F. M. — Il paraît que vous avez squatté chez Dalí… Avez-vous approché d’autres peintres ?
S. G. — Hélas, j’aurais pu rencontrer Max Ernst, il habitait à cent mètres de chez moi, rue de Lille. Je n’ai jamais osé aller le déranger. Je le regrette profondément, car je voulais un collage. De même que j’ai rencontré Stravinsky chez les Rothschild (je ne sais plus lesquels), et je n’ai pas osé lui demander un autographe… enfin, une signature.
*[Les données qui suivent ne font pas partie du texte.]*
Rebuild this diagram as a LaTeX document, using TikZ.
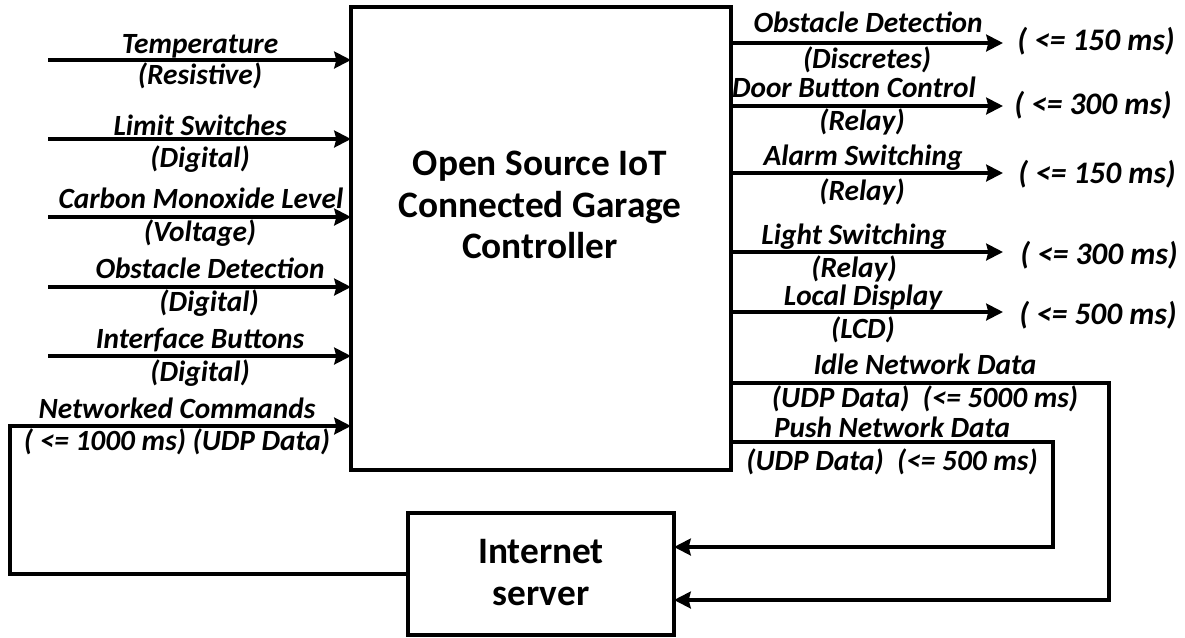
\documentclass[tikz,border=0pt]{standalone}
\usepackage{fontspec}
\setmainfont{Carlito}
\usetikzlibrary{arrows.meta}
\begin{document}
\begin{tikzpicture}[x=0.75pt,y=-0.75pt,
  wire/.style={line width=3pt, line cap=butt},
  sig/.style={wire, -{Stealth[length=12.5pt,width=12.5pt,inset=1.5pt]}},
  lbl/.style={font=\fontsize{22}{26}\selectfont\bfseries\itshape, inner sep=0pt, anchor=base},
  tlbl/.style={lbl, font=\fontsize{23.5}{28}\selectfont\bfseries\itshape},
  block/.style={draw, line width=3pt, inner sep=0pt, outer sep=0pt},
  title/.style={font=\fontsize{28}{33}\selectfont\bfseries, inner sep=0pt, anchor=base}
]
\useasboundingbox (0,0) rectangle (1185,637);

% blocks
\node[block, minimum width=285pt, minimum height=347.25pt] (ctrl) at (541,238.5) {};
\node[title] (ct1) at (540,175) {Open Source IoT};
\node[title] (ct2) at (540,217) {Connected Garage};
\node[title] (ct3) at (540,258) {Controller};

\node[block, minimum width=199.5pt, minimum height=91.5pt] (srv) at (541,574) {};
\node[title] (st1) at (541,563) {Internet};
\node[title] (st2) at (541,605) {server};

% inputs
\coordinate (i1) at (48,60);
\coordinate (i2) at (48,139);
\coordinate (i3) at (48,217);
\coordinate (i4) at (48,287);
\coordinate (i5) at (48,356);
\foreach \c in {i1,i2,i3,i4,i5} \draw[sig] (\c) -- (\c -| ctrl.west);

\node[lbl] (la1) at (200,53) {Temperature};
\node[lbl] (lb1) at (200,84) {(Resistive)};
\node[lbl] (la2) at (200,135) {Limit Switches};
\node[lbl] (lb2) at (200,167) {(Digital)};
\node[lbl] (la3) at (201,208) {Carbon Monoxide Level};
\node[lbl] (lb3) at (200,241) {(Voltage)};
\node[lbl] (la4) at (210,278) {Obstacle Detection};
\node[lbl] (lb4) at (209,311) {(Digital)};
\node[lbl] (la5) at (200,348) {Interface Buttons};
\node[lbl] (lb5) at (200,381) {(Digital)};
\node[lbl] (la6) at (177,418) {Networked Commands};
\node[lbl] (lb6) at (177,450) {( <= 1000 ms) (UDP Data)};

% networked commands loop from the server
\coordinate (nc) at (10,426);
\draw[sig] (srv.west) -| (nc) -- (nc -| ctrl.west);

% outputs
\coordinate (o1) at (1003,43);
\coordinate (o2) at (1003,106);
\coordinate (o3) at (1003,173);
\coordinate (o4) at (1003,252);
\coordinate (o5) at (1003,312);
\foreach \c in {o1,o2,o3,o4,o5} \draw[sig] (\c -| ctrl.east) -- (\c);

\node[lbl] (ra1) at (868,32) {Obstacle Detection};
\node[lbl] (rb1) at (867,68) {(Discretes)};
\node[lbl] (ra2) at (854,97) {Door Button Control};
\node[lbl] (rb2) at (862,130) {(Relay)};
\node[lbl] (ra3) at (863,165) {Alarm Switching};
\node[lbl] (rb3) at (862,200) {(Relay)};
\node[lbl] (ra4) at (854,244) {Light Switching};
\node[lbl] (rb4) at (854,277) {(Relay)};
\node[lbl] (ra5) at (863,305) {Local Display};
\node[lbl] (rb5) at (863,338) {(LCD)};

\node[tlbl] (rt1) at (1096,50) {( <= 150 ms)};
\node[tlbl] (rt2) at (1093,114) {( <= 300 ms)};
\node[tlbl] (rt3) at (1097,183) {( <= 150 ms)};
\node[tlbl] (rt4) at (1099,264) {( <= 300 ms)};
\node[tlbl] (rt5) at (1098,324) {( <= 500 ms)};

% network data to the server
\coordinate (idle) at (1109,383);
\coordinate (idleb) at (1109,600);
\draw[sig] (idle -| ctrl.east) -- (idle) -- (idleb) -- (idleb -| srv.east);
\node[lbl] (na1) at (925,374) {Idle Network Data};
\node[lbl] (nb1) at (925,407) {(UDP Data)\ \ (<= 5000 ms)};

\coordinate (push) at (1053,442);
\coordinate (pushb) at (1053,547);
\draw[sig] (push -| ctrl.east) -- (push) -- (pushb) -- (pushb -| srv.east);
\node[lbl] (na2) at (892,437) {Push Network Data};
\node[lbl] (nb2) at (892,470) {(UDP Data)\ \ (<= 500 ms)};
\end{tikzpicture}
\end{document}
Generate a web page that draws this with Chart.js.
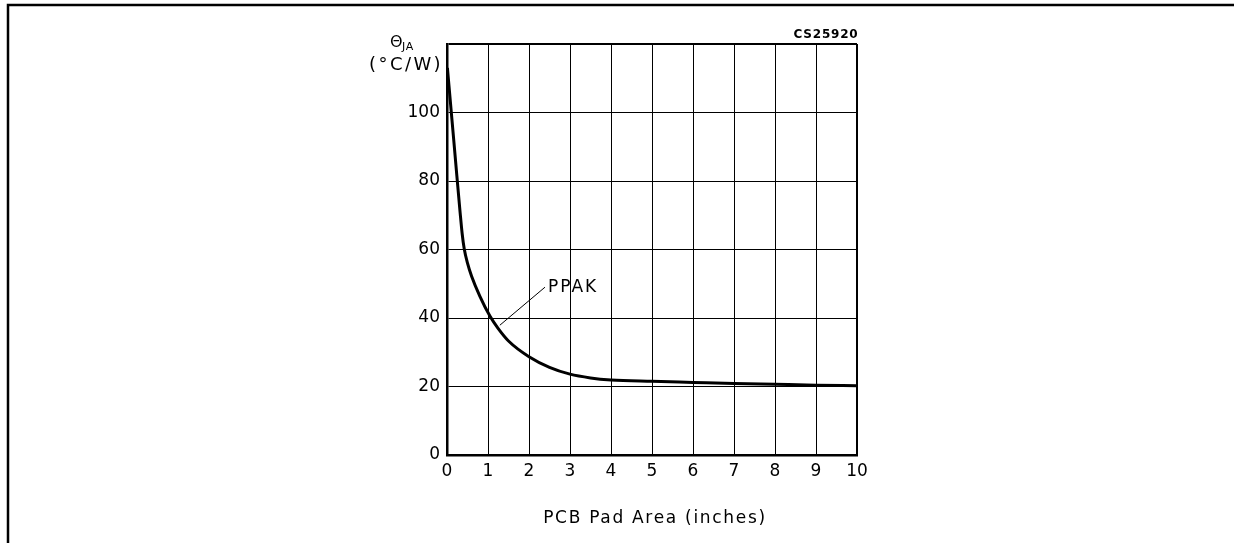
<!DOCTYPE html>
<html>
<head>
<meta charset="utf-8">
<script src="https://cdn.jsdelivr.net/npm/chart.js@4/dist/chart.umd.min.js"></script>
<style>
html,body{margin:0;padding:0;background:#fff;}
#wrap{width:1234px;height:543px;position:relative;}
</style>
</head>
<body>
<div id="wrap"><canvas id="c" width="1234" height="543"></canvas></div>
<script>
// Data
const padArea = [0.01, 0.12, 0.24, 0.32, 0.37, 0.42, 0.5, 0.6, 0.8, 1.05, 1.25, 1.5, 2.0, 2.5, 3.0, 3.5, 4.0, 5, 6, 7, 8, 9, 10];
const thetaJA = [113, 98, 81.6, 70.8, 64.6, 60.2, 56, 52.2, 46.4, 40.5, 36.9, 33.3, 28.7, 25.6, 23.6, 22.5, 21.9, 21.5, 21.2, 20.9, 20.65, 20.4, 20.2];
const leaderX = [1.29, 2.39];
const leaderY = [37.9, 49];
const seriesLabel = 'PPAK';
const xTicks = [0,1,2,3,4,5,6,7,8,9,10];
const yTicks = [0,20,40,60,80,100];
const xTitle = 'PCB Pad Area (inches)';
const yTitleMain = 'Θ';
const yTitleSub = 'JA';
const yTitleUnit = '(°C/W)';
const docCode = 'CS25920';

const FONT = '"DejaVu Sans", sans-serif';

const overlay = {
  id: 'overlay',
  afterDraw(chart) {
    const ctx = chart.ctx;
    const ca = chart.chartArea;
    const xs = chart.scales.x, ys = chart.scales.y;
    ctx.save();
    // frame
    ctx.strokeStyle = '#000';
    ctx.lineWidth = 2.5;
    ctx.beginPath();
    ctx.moveTo(8, 543);
    ctx.lineTo(8, 5);
    ctx.lineTo(1234, 5);
    ctx.stroke();
    ctx.fillStyle = '#000';
    ctx.textBaseline = 'alphabetic';
    // doc code
    ctx.font = 'bold 12px ' + FONT;
    ctx.letterSpacing = '0.8px';
    ctx.textAlign = 'right';
    ctx.fillText(docCode, ca.right + 1.5, ca.top - 6);
    // y title
    ctx.font = '18px ' + FONT;
    ctx.letterSpacing = '2.4px';
    ctx.textAlign = 'right';
    ctx.fillText(yTitleUnit, ca.left - 4, ca.top + 26);
    ctx.letterSpacing = '0px';
    ctx.textAlign = 'left';
    ctx.font = '16px ' + FONT;
    ctx.fillText(yTitleMain, ca.left - 57, ca.top + 3);
    ctx.font = '11px ' + FONT;
    ctx.letterSpacing = '0.6px';
    ctx.fillText(yTitleSub, ca.left - 45, ca.top + 6);
    // series label
    ctx.font = '17px ' + FONT;
    ctx.letterSpacing = '2px';
    ctx.textAlign = 'left';
    ctx.fillText(seriesLabel, xs.getPixelForValue(leaderX[1]) + 3, ys.getPixelForValue(leaderY[1]) + 5);
    // x title
    ctx.letterSpacing = '1.7px';
    ctx.textAlign = 'center';
    ctx.fillText(xTitle, (ca.left + ca.right) / 2 + 3, 523);
    ctx.restore();
  }
};

new Chart(document.getElementById('c'), {
  type: 'line',
  data: {
    datasets: [
      {
        data: padArea.map((x, i) => ({x, y: thetaJA[i]})),
        borderColor: '#000',
        borderWidth: 3,
        pointRadius: 0,
        cubicInterpolationMode: 'monotone',
        fill: false
      },
      {
        data: leaderX.map((x, i) => ({x, y: leaderY[i]})),
        borderColor: '#000',
        borderWidth: 1,
        pointRadius: 0,
        fill: false
      }
    ]
  },
  options: {
    responsive: false,
    animation: false,
    devicePixelRatio: 1,
    layout: { padding: { left: 0, right: 377, top: 44, bottom: 0 } },
    plugins: { legend: { display: false }, tooltip: { enabled: false } },
    scales: {
      x: {
        type: 'linear',
        min: 0, max: 10,
        afterBuildTicks(s) { s.ticks = xTicks.map(v => ({value: v})); },
        afterFit(s) { s.height = 88; },
        grid: {
          color: '#000',
          lineWidth: c => (c.tick && c.tick.value === 10) ? 2 : 1,
          drawTicks: false
        },
        border: { color: '#000', width: 2.5 },
        ticks: { color: '#000', font: { family: FONT, size: 17 }, padding: 6, maxRotation: 0 },
        title: { display: false }
      },
      y: {
        type: 'linear',
        min: 0, max: 120,
        afterBuildTicks(s) { s.ticks = yTicks.concat([120]).map(v => ({value: v})); },
        afterFit(s) { s.width = 447; },
        grid: {
          color: '#000',
          lineWidth: c => (c.tick && c.tick.value === 120) ? 2 : 1,
          drawTicks: false
        },
        border: { color: '#000', width: 2.5 },
        ticks: {
          color: '#000', font: { family: FONT, size: 17 }, padding: 7,
          callback: v => yTicks.includes(v) ? String(v) : ''
        }
      }
    }
  },
  plugins: [overlay]
});
</script>
</body>
</html>
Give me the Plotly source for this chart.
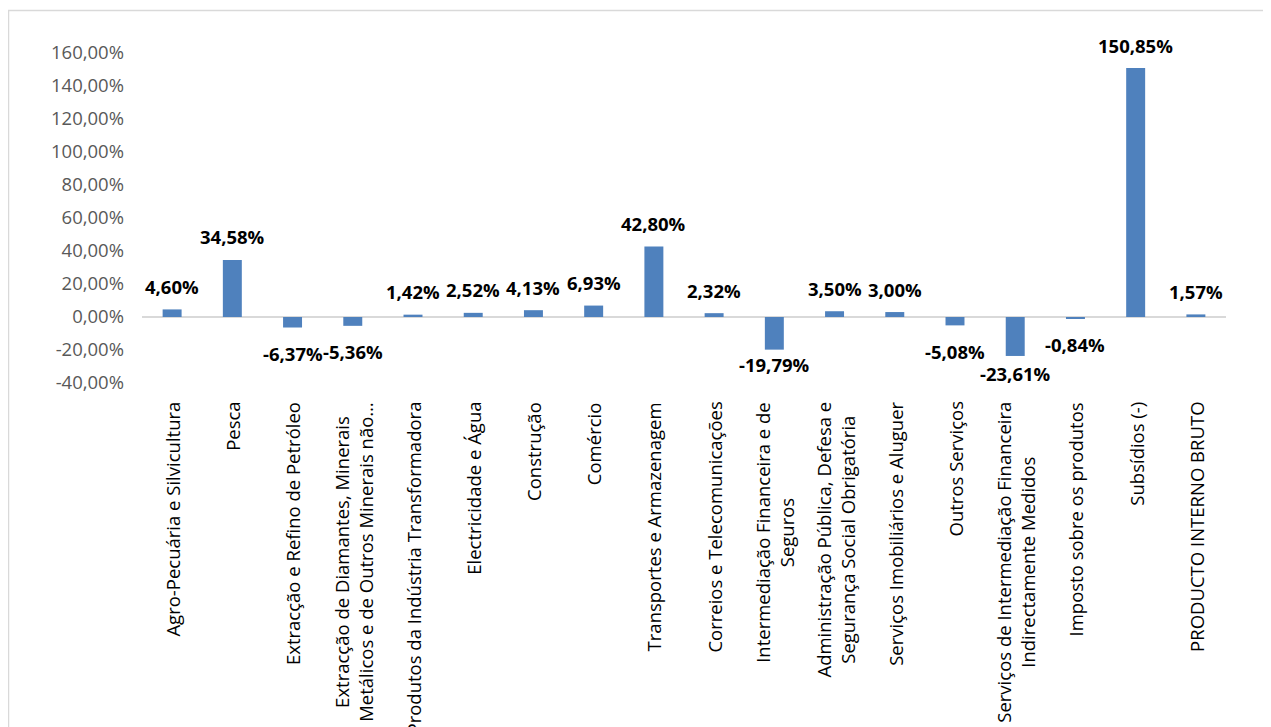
import plotly.graph_objects as go

categories = [
    "Agro-Pecuária e Silvicultura",
    "Pesca",
    "Extracção e Refino de Petróleo",
    "Extracção de Diamantes, Minerais<br>Metálicos e de Outros Minerais não…",
    "Produtos da Indústria Transformadora",
    "Electricidade e Água",
    "Construção",
    "Comércio",
    "Transportes e Armazenagem",
    "Correios e Telecomunicações",
    "Intermediação Financeira e de<br>Seguros",
    "Administração Pública, Defesa e<br>Segurança Social Obrigatória",
    "Serviços Imobiliários e Aluguer",
    "Outros Serviços",
    "Serviços de Intermediação Financeira<br>Indirectamente Medidos",
    "Imposto sobre os produtos",
    "Subsídios (-)",
    "PRODUCTO INTERNO BRUTO",
]
values = [4.60, 34.58, -6.37, -5.36, 1.42, 2.52, 4.13, 6.93, 42.80, 2.32,
          -19.79, 3.50, 3.00, -5.08, -23.61, -0.84, 150.85, 1.57]
y_ticks = [-40, -20, 0, 20, 40, 60, 80, 100, 120, 140, 160]


def pct(v, d=2):
    return f"{v:.{d}f}".replace(".", ",") + "%"


y_tick_text = [pct(v) for v in y_ticks]
labels = [pct(v) for v in values]

FONT = "Open Sans"
# page has an 8px body margin, so the figure is sized to fill the rest
W, H = 1263, 719
ML, MR, MT, MB = 134, 45, 45, 344
pw = W - ML - MR
ph = H - MT - MB

fig = go.Figure()
fig.add_trace(go.Bar(
    x=categories, y=values,
    marker=dict(color="#4F81BD", line=dict(width=0)),
    hoverinfo="skip",
))

# data labels
for c, v, t in zip(categories, values, labels):
    shift = 23 if v >= 0 else -26
    if v < -15:
        shift = -15 if v > -21 else -18
    fig.add_annotation(
        x=c, y=v, xref="x", yref="y", text=f"<b>{t}</b>", showarrow=False,
        yanchor="middle", yshift=shift,
        font=dict(family=FONT, size=18.5, color="#000000"),
    )

# category labels (rotated, lines centred like the reference)
for c in categories:
    fig.add_annotation(
        x=c, y=0, xref="x", yref="paper", text=c, showarrow=False,
        textangle=-90, xanchor="center", yanchor="top", align="center",
        yshift=-17,
        font=dict(family=FONT, size=18.5, color="#000000"),
    )

# chart border (cropped on right and bottom)
fig.add_shape(
    type="rect", xref="paper", yref="paper",
    x0=(0.5 - ML) / pw, x1=1.08,
    y0=-1.2, y1=((MT + ph) - 2.5) / ph,
    line=dict(color="#D9D9D9", width=1.5), fillcolor="rgba(0,0,0,0)",
    layer="below",
)

fig.update_layout(
    template="none",
    width=W, height=H,
    margin=dict(l=ML, r=MR, t=MT, b=MB, pad=0),
    paper_bgcolor="white", plot_bgcolor="white",
    bargap=0.685,
    showlegend=False,
    font=dict(family=FONT, size=18.5, color="#000000"),
    xaxis=dict(
        type="category", showgrid=False, showline=False,
        zeroline=False, ticks="", automargin=False, showticklabels=False,
    ),
    yaxis=dict(
        range=[-40, 160], tickvals=y_ticks, ticktext=y_tick_text,
        showgrid=False, showline=False, ticks="", automargin=False,
        zeroline=True, zerolinecolor="#D9D9D9", zerolinewidth=1.5,
        tickfont=dict(family=FONT, size=18.5, color="#595959"),
        ticklabelstandoff=17,
    ),
)

fig.write_html("out.html")
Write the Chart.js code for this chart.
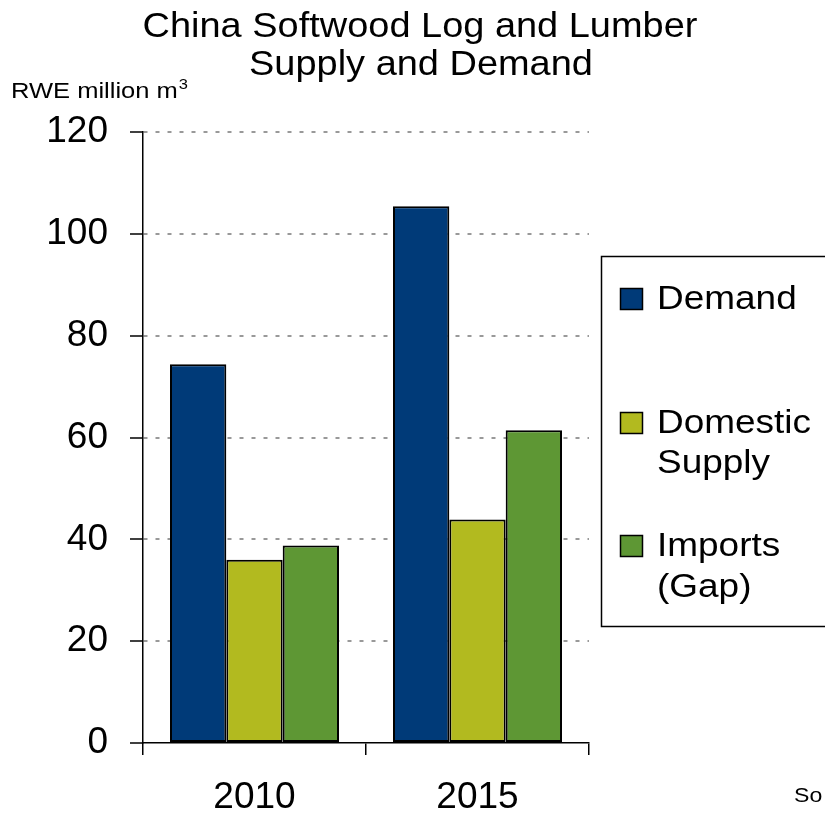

F. M. — Pourquoi avez-vous lâché la peinture et l’archi ? Ça s’est passé comment ?
S. G. — Ç’a été très dur, je faisais les boîtes de nuit. Mon père était fauchman et je me devais de gagner un peu de blé. En fait, c’est un faux alibi. Les lumières dans les ateliers sont sublimes à six plombes du mat’. Comme je faisais les bars, c’était foutu pour moi, c’était foutu pour la peinture. J’ai même changé de nom. Lucien Ginsburg est devenu Serge Gainsbourg… Je n’ai jamais aimé ce nom. On l’écorchait toujours — en lui donnant des consonances germaniques ou russes, cela me perturbait. Et puis Lucien, dans les années trente, ça faisait garçon coiffeur, coiffeur pour dames. Trop cheap pour moi… À l’âge de trente ans, j’ai décidé de changer. Cela correspondait à la fin de ma vie de bohème. Au moment où j’allais peut-être trouver ma voie et par lâcheté j’ai tout abandonné. J’ai tout détruit. À l’époque, ma peinture était en pleine évolution, j’avais suivi un enseignement classique : le dessin, sanguine et fusain, Delacroix, Manet, les cubistes, les expressionnistes, les surréalistes. Je croyais me chercher, en fait j’étais paumé… Mais en flash-back et à l’analyse de cette cruelle destinée, au bout du compte, je ne dois rien à personne… Un jour, peut-être, je ferai une toile… unique. Voilà l’affaire. C’est marrant… Enfin, disons, c’est tragique. À deux pas de chez moi, il y a une boutique qui vend toujours des fournitures de peintre, Sennelier. Juste après la guerre, j’étais encore gamin, André Lhote nous avait enseigné qu’il ne fallait pas acheter des couleurs préparées. La pigmentation des carmins, ça se paye. Alors, ça coûtait un max et je payais… Je n’ai plus eu de blé et j’ai arrêté.
F. M. — C’est un alibi, ce n’est pas une histoire de blé…
S. G. — Exact… C’est une désertion. Flagrante. J’ai toujours l’acuité visuelle du peintre, et aujourd’hui mon suprême bonheur ici-bas est de faire un arrêt-image sur un chapiteau corinthien, ionique, dorique ou composite. Je ne pense pas que l’on ait fait aussi pur, aussi beau, aussi flagrant. Là, je retrouve la candeur, la sérénité et la fragilité de ma jeunesse. Tout ce que j’ai fait en archi. J’ai « crashé » à cause de ma désertion des arts majeurs. Oui, je suis un déserteur… J’ai déserté par lâcheté. ( Silence et masque. )… Non, pas par lâcheté, car cette désertion a été voulue et délibérée.